**Description of the task**
Return all entries word for word, but drop any images.

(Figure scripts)
========

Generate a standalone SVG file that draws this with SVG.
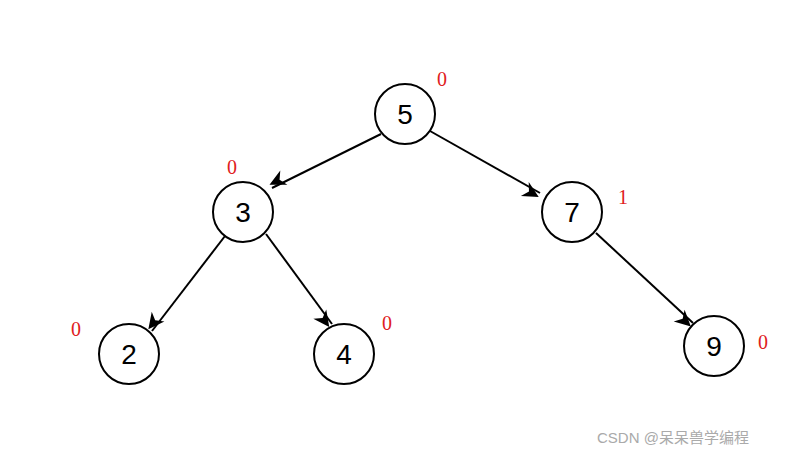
<svg xmlns="http://www.w3.org/2000/svg" width="805" height="455" viewBox="0 0 805 455">
<style>
.n{fill:#fff;stroke:#000;stroke-width:2}
.t{font-family:"Liberation Sans",Arial,sans-serif;font-size:28px;text-anchor:middle;fill:#000}
.b{font-family:"Liberation Serif",serif;font-size:20px;fill:#e02020}
.e{stroke:#000;stroke-width:2;fill:none;marker-end:url(#a)}
</style>
<defs><marker id="a" viewBox="0 0 10 10" refX="9" refY="5" markerWidth="8" markerHeight="8" markerUnits="userSpaceOnUse" orient="auto" style="overflow:visible"><path d="M0,0 L10,5 L0,10 L3,5 Z" transform="scale(2) translate(-5,0)"/></marker></defs>
<rect width="805" height="455" fill="#fff"/>
<g id="edges">
<line class="e" x1="381" y1="134" x2="272" y2="188"/>
<line class="e" x1="430" y1="131" x2="540" y2="193"/>
<line class="e" x1="225" y1="236" x2="152" y2="331"/>
<line class="e" x1="266" y1="234" x2="332" y2="324"/>
<line class="e" x1="596" y1="233" x2="693" y2="323"/>
</g>
<g id="n5"><circle class="n" cx="405" cy="114" r="30"/><text class="t" x="405" y="124">5</text></g>
<g id="n3"><circle class="n" cx="243" cy="212" r="30"/><text class="t" x="243" y="222">3</text></g>
<g id="n7"><circle class="n" cx="572" cy="212" r="30"/><text class="t" x="572" y="222">7</text></g>
<g id="n2"><circle class="n" cx="129" cy="354" r="30"/><text class="t" x="129" y="364">2</text></g>
<g id="n4"><circle class="n" cx="344" cy="354" r="30"/><text class="t" x="344" y="364">4</text></g>
<g id="n9"><circle class="n" cx="714" cy="346" r="30"/><text class="t" x="714" y="356">9</text></g>
<g id="labels">
<text class="b" x="437" y="86">0</text>
<text class="b" x="227" y="174">0</text>
<text class="b" x="618" y="204">1</text>
<text class="b" x="71" y="336">0</text>
<text class="b" x="382" y="330">0</text>
<text class="b" x="758" y="349">0</text>
</g>
<text x="597" y="443" style="font-family:'Liberation Sans','Noto Sans CJK SC',sans-serif;font-size:15px;fill:#aaa">CSDN @呆呆兽学编程</text>
</svg>
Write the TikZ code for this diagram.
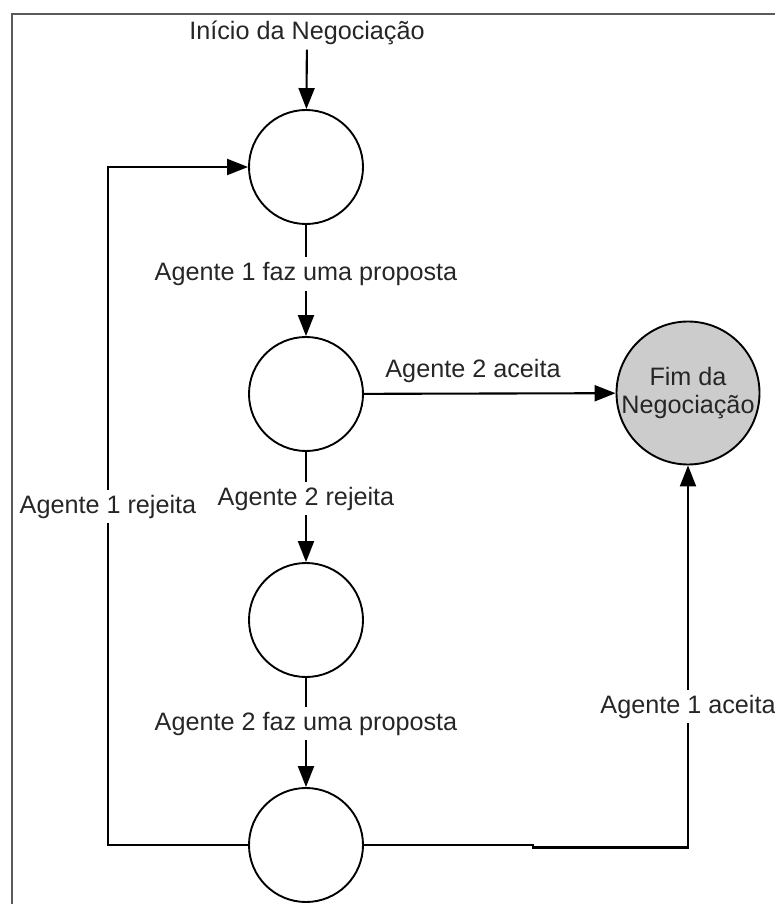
\documentclass[tikz,border=0pt]{standalone}
\usepackage{fontspec}
\setmainfont{Liberation Sans}
\usetikzlibrary{arrows.meta}
\definecolor{txt}{HTML}{262626}
\definecolor{endfill}{HTML}{CCCCCC}
\definecolor{framecol}{HTML}{5A5A5A}
\begin{document}
\begin{tikzpicture}[x=1pt,y=-1pt,
  every node/.style={font=\fontsize{25.2pt}{28.5pt}\selectfont, text=txt},
  state/.style={circle, draw=black, line width=1.9pt, minimum size=114pt, inner sep=0pt},
  endstate/.style={circle, draw=black, line width=1.9pt, fill=endfill, minimum size=143pt, inner sep=0pt, align=center},
  lbl/.style={inner sep=4.5pt, text height=18.6pt, text depth=5.3pt},
  conn/.style={draw=black, line width=2.1pt},
  arr/.style={conn, -{Triangle[length=21pt,width=16pt]}}]
\useasboundingbox (0,0) rectangle (775,904);

% outer frame
\draw[framecol, line width=2pt] (12,904) -- (12,14) -- (775,14);

% states
\node[state] (c1) at (306,167) {};
\node[state] (c2) at (306,394) {};
\node[state] (c3) at (306,620) {};
\node[state] (c4) at (306,845) {};
\node[endstate] (fim) at (688,393) {Fim da\\Negociação};

% texts
\node[lbl] (start) at (307,33) {Início da Negociação};
\node[lbl] (l1) at (306,274) {Agente 1 faz uma proposta};
\node[lbl] (acc2) at (473,371) {Agente 2 aceita};
\node[lbl] (l2) at (306,498.5) {Agente 2 rejeita};
\node[lbl] (l3) at (306,723.5) {Agente 2 faz uma proposta};
\node[lbl] (l4) at (108,506.5) {Agente 1 rejeita};
\node[lbl] (l5) at (688,706.5) {Agente 1 aceita};

% connectors
\draw[arr] (start) -- (c1);
\draw[conn] (c1) -- (l1);
\draw[arr] (l1) -- (c2);
\draw[arr] (c2) -- (fim);
\draw[conn] (c2) -- (l2);
\draw[arr] (l2) -- (c3);
\draw[conn] (c3) -- (l3);
\draw[arr] (l3) -- (c4);
\draw[conn] (c4.west) -| (l4.south);
\draw[arr] (l4.north) |- (c1.west);
\draw[conn] (c4.east) -- ++(169,0) -- ++(0,2.5) -| (l5.south);
\draw[arr] (l5.north) -- (fim.south);
\end{tikzpicture}
\end{document}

========

**Task output**
Generate a standalone SVG file that draws this with SVG.
<svg xmlns="http://www.w3.org/2000/svg" width="805" height="455" viewBox="0 0 805 455">
<style>
.n{fill:#fff;stroke:#000;stroke-width:2}
.t{font-family:"Liberation Sans",Arial,sans-serif;font-size:28px;text-anchor:middle;fill:#000}
.b{font-family:"Liberation Serif",serif;font-size:20px;fill:#e02020}
.e{stroke:#000;stroke-width:2;fill:none;marker-end:url(#a)}
</style>
<defs><marker id="a" viewBox="0 0 10 10" refX="9" refY="5" markerWidth="8" markerHeight="8" markerUnits="userSpaceOnUse" orient="auto" style="overflow:visible"><path d="M0,0 L10,5 L0,10 L3,5 Z" transform="scale(2) translate(-5,0)"/></marker></defs>
<rect width="805" height="455" fill="#fff"/>
<g id="edges">
<line class="e" x1="381" y1="134" x2="272" y2="188"/>
<line class="e" x1="430" y1="131" x2="540" y2="193"/>
<line class="e" x1="225" y1="236" x2="152" y2="331"/>
<line class="e" x1="266" y1="234" x2="332" y2="324"/>
<line class="e" x1="596" y1="233" x2="693" y2="323"/>
</g>
<g id="n5"><circle class="n" cx="405" cy="114" r="30"/><text class="t" x="405" y="124">5</text></g>
<g id="n3"><circle class="n" cx="243" cy="212" r="30"/><text class="t" x="243" y="222">3</text></g>
<g id="n7"><circle class="n" cx="572" cy="212" r="30"/><text class="t" x="572" y="222">7</text></g>
<g id="n2"><circle class="n" cx="129" cy="354" r="30"/><text class="t" x="129" y="364">2</text></g>
<g id="n4"><circle class="n" cx="344" cy="354" r="30"/><text class="t" x="344" y="364">4</text></g>
<g id="n9"><circle class="n" cx="714" cy="346" r="30"/><text class="t" x="714" y="356">9</text></g>
<g id="labels">
<text class="b" x="437" y="86">0</text>
<text class="b" x="227" y="174">0</text>
<text class="b" x="618" y="204">1</text>
<text class="b" x="71" y="336">0</text>
<text class="b" x="382" y="330">0</text>
<text class="b" x="758" y="349">0</text>
</g>
<text x="597" y="443" style="font-family:'Liberation Sans','Noto Sans CJK SC',sans-serif;font-size:15px;fill:#aaa">CSDN @呆呆兽学编程</text>
</svg>
Write the TikZ code for this diagram.
\documentclass[tikz,border=0pt]{standalone}
\usepackage{fontspec}
\setmainfont{Liberation Sans}
\usetikzlibrary{arrows.meta}
\definecolor{txt}{HTML}{262626}
\definecolor{endfill}{HTML}{CCCCCC}
\definecolor{framecol}{HTML}{5A5A5A}
\begin{document}
\begin{tikzpicture}[x=1pt,y=-1pt,
  every node/.style={font=\fontsize{25.2pt}{28.5pt}\selectfont, text=txt},
  state/.style={circle, draw=black, line width=1.9pt, minimum size=114pt, inner sep=0pt},
  endstate/.style={circle, draw=black, line width=1.9pt, fill=endfill, minimum size=143pt, inner sep=0pt, align=center},
  lbl/.style={inner sep=4.5pt, text height=18.6pt, text depth=5.3pt},
  conn/.style={draw=black, line width=2.1pt},
  arr/.style={conn, -{Triangle[length=21pt,width=16pt]}}]
\useasboundingbox (0,0) rectangle (775,904);

% outer frame
\draw[framecol, line width=2pt] (12,904) -- (12,14) -- (775,14);

% states
\node[state] (c1) at (306,167) {};
\node[state] (c2) at (306,394) {};
\node[state] (c3) at (306,620) {};
\node[state] (c4) at (306,845) {};
\node[endstate] (fim) at (688,393) {Fim da\\Negociação};

% texts
\node[lbl] (start) at (307,33) {Início da Negociação};
\node[lbl] (l1) at (306,274) {Agente 1 faz uma proposta};
\node[lbl] (acc2) at (473,371) {Agente 2 aceita};
\node[lbl] (l2) at (306,498.5) {Agente 2 rejeita};
\node[lbl] (l3) at (306,723.5) {Agente 2 faz uma proposta};
\node[lbl] (l4) at (108,506.5) {Agente 1 rejeita};
\node[lbl] (l5) at (688,706.5) {Agente 1 aceita};

% connectors
\draw[arr] (start) -- (c1);
\draw[conn] (c1) -- (l1);
\draw[arr] (l1) -- (c2);
\draw[arr] (c2) -- (fim);
\draw[conn] (c2) -- (l2);
\draw[arr] (l2) -- (c3);
\draw[conn] (c3) -- (l3);
\draw[arr] (l3) -- (c4);
\draw[conn] (c4.west) -| (l4.south);
\draw[arr] (l4.north) |- (c1.west);
\draw[conn] (c4.east) -- ++(169,0) -- ++(0,2.5) -| (l5.south);
\draw[arr] (l5.north) -- (fim.south);
\end{tikzpicture}
\end{document}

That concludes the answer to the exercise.